Advantages Over Traditional Systems
The benefits of this micro-encapsulated approach are profound:
- Automatic and Immediate: Zero response time. The system activates the moment the heat threshold is crossed.
- Highly Targeted: Suppression occurs exactly where it is needed, minimizing collateral damage and using a minimal amount of agent.
- Integrated and Unobtrusive: The protection is built-in, requiring no space for bulky cylinders or pipes.
- Maintenance-Free: Once integrated into a material, the capsules require no inspection, testing, or recharging.
Challenges and The Future
The technology is not without its hurdles. Key challenges include:
- Durability: Ensuring the capsules survive long-term without degrading or accidentally leaking.
- Cost: Micro-encapsulation is currently more expensive than adding bulk chemical retardants.
- Agent Efficiency: Encapsulating a sufficient quantity of agent to be effective against a growing fire requires precise engineering.

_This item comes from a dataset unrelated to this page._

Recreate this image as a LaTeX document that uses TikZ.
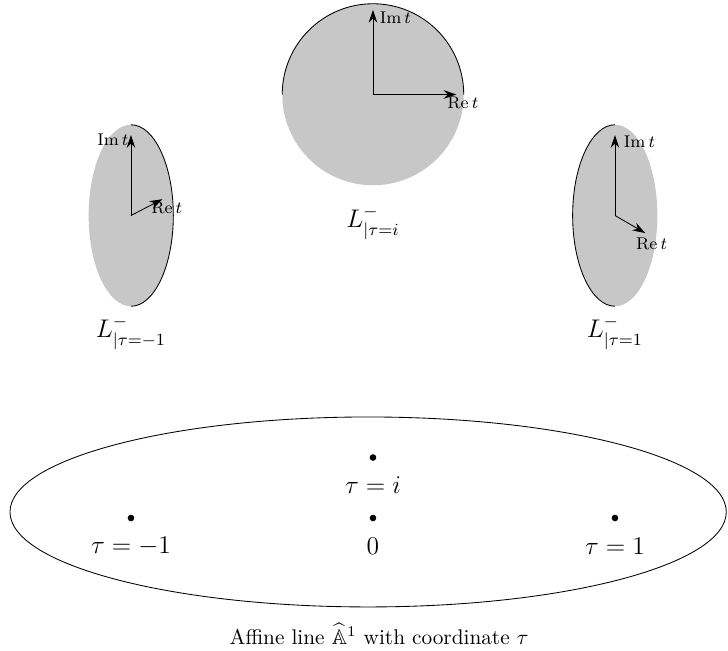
\documentclass[tikz,border=0pt]{standalone}
\usepackage{amsmath, amssymb}
\usetikzlibrary{arrows.meta, positioning}
\definecolor{fibregray}{RGB}{199,199,199}

\begin{document}
\begin{tikzpicture}[
  axis/.style={-{Stealth[length=6pt, width=4pt]}},
  ptdot/.style={circle, fill, inner sep=1.1pt},
  axlabel/.style={font=\footnotesize, inner sep=1pt}]
  \useasboundingbox (-6.165,-2.198) rectangle (5.868,8.562);
  % the affine line and its marked points
  \draw (-0.08,0.1) ellipse [x radius=5.92, y radius=1.57];
  \foreach \nm/\px/\py/\lbl in {pm/-4/0/{\tau=-1}, pz/0/0/{0}, pp/4/0/{\tau=1}, pi/0/1/{\tau=i}} {
    \node[ptdot] (\nm) at (\px,\py) {};
    \node[font=\large] (\nm lbl) at (\px,\py-0.46) {$\lbl$};
  }
  \node (base) at (0.1,-1.92) {Affine line $\widehat{\mathbb{A}}^1$ with coordinate $\tau$};
  % fibre over tau = i
  \fill[fibregray] (0,7) circle [radius=1.5];
  \draw (-1.5,7) arc [start angle=180, end angle=0, radius=1.5];
  \coordinate (oi) at (0,7);
  \coordinate (imi) at (0,8.4);
  \coordinate (rei) at (1.38,7);
  \draw[axis] (oi) -- (imi);
  \draw[axis] (oi) -- (rei);
  \node[axlabel, anchor=north west] (imilbl) at ([xshift=2pt]imi) {$\mathrm{Im}\,t$};
  \node[axlabel, below=0pt of rei, xshift=3pt] (reilbl) {$\mathrm{Re}\,t$};
  \node[font=\large] (Li) at (0,4.88) {$L^-_{|\tau=i}$};
  % fibre over tau = -1
  \fill[fibregray] (-4,5) ellipse [x radius=0.7, y radius=1.5];
  \draw (-4,6.5) arc [start angle=90, end angle=-90, x radius=0.7, y radius=1.5];
  \coordinate (om) at (-4,5);
  \coordinate (imm) at (-4,6.33);
  \coordinate (rem) at (-3.48,5.27);
  \draw[axis] (om) -- (imm);
  \draw[axis] (om) -- (rem);
  \node[axlabel, left] (immlbl) at ([yshift=-2pt]imm) {$\mathrm{Im}\,t$};
  \node[axlabel, below=0pt of rem, xshift=2pt] (remlbl) {$\mathrm{Re}\,t$};
  \node[font=\large] (Lm) at (-4,3.06) {$L^-_{|\tau=-1}$};
  % fibre over tau = 1
  \fill[fibregray] (4,5) ellipse [x radius=0.7, y radius=1.5];
  \draw (4,6.5) arc [start angle=90, end angle=270, x radius=0.7, y radius=1.5];
  \coordinate (op) at (4,5);
  \coordinate (imp) at (4,6.33);
  \coordinate (rep) at (4.5,4.71);
  \draw[axis] (op) -- (imp);
  \draw[axis] (op) -- (rep);
  \node[axlabel, anchor=north west] (implbl) at ([xshift=3pt,yshift=1pt]imp) {$\mathrm{Im}\,t$};
  \node[axlabel, below=1pt of rep, xshift=3pt] (replbl) {$\mathrm{Re}\,t$};
  \node[font=\large] (Lp) at (4,3.06) {$L^-_{|\tau=1}$};
\end{tikzpicture}
\end{document}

However, research is pushing the boundaries. The future lies in multi-core capsules that release different agents in stages, and smart shells that can respond to specific chemical signatures of a fire, not just heat.
Conclusion
Fire extinguishing capsules are more than just a new product; they represent a fundamental shift in our relationship with fire. They move us from a paradigm of external defense to one of inherent resilience. By embedding the means of its own defense within a material, we create objects that are not merely passive victims of combustion but active participants in their own preservation.
The science behind these tiny capsules—from the engineered fragility of their shells to the potent chemistry of their cores—is a testament to human ingenuity. While still emerging from laboratories into commercial applications, their potential is undeniable. In the future, the most powerful firefighter in a room may not be the red cylinder on the wall, but the invisible, microscopic army sleeping within the walls themselves, waiting for the day they are called to silently and autonomously save the day.